FactSet Data: For Q4 2023 (with 46% of S&P 500 companies reporting actual results), 72% of S&P 500 companies have reported a positive EPS surprise, and 65% of S&P 500 companies have reported a positive revenue surprise.

Under the radar, as if no one seems that interested, both oil giants Exxon & Chevron beat earnings expectations, but it was all about the tech giants last week. Ultimately, Big Tech didn’t disappoint. However, there were signs of more discrimination as earnings from Meta and Amazon, two of the ‘Magnificent Seven’, spurred significant stock rallies. This result contrasts with Google and Apple, which faced a setback due to a sales decline in China, though this did not significantly dampen the overall market enthusiasm.

Despite recent scrutiny, Meta announced a $50 billion share buyback and its first-ever quarterly dividend, signalling confidence in its future growth prospects. The company also reported a solid fourth quarter with a 25% increase in sales and tripled profits, exceeding revenue growth expectations. Amazon also saw its shares rise due to strong sales and an optimistic operating income outlook, reflecting CEO Andy Jassy’s cost-cutting measures and a profitable focus on services. Despite mixed reactions to the Magnificent Seven’s earnings, Meta and Amazon’s results demonstrate investor readiness to highly value those companies seemingly able to achieve A.I. monetisation!

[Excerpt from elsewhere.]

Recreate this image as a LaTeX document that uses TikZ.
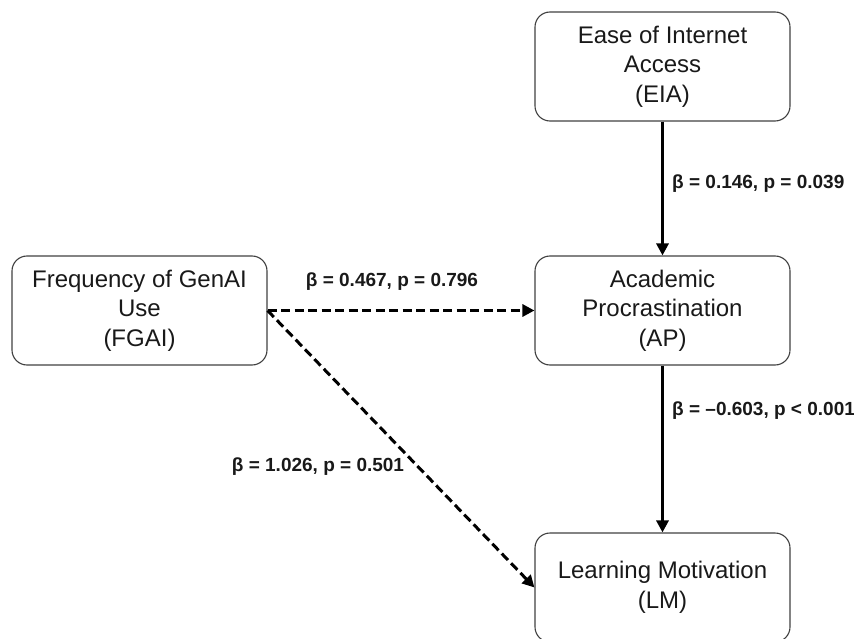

There is an upbeat swagger in the Bulls at the moment, and the sense of invincibility is becoming of moderate concern, as we all know that pride comes before a fall. Another contrarian indicator has started to flash amber warnings as the survey produced by the Association of American Individual Investors now has a very bullish tone. That said, momentum is firmly behind the market and with a lot of cash in money market funds, ingredients are as ripe for a melt-UP as a melt-DOWN.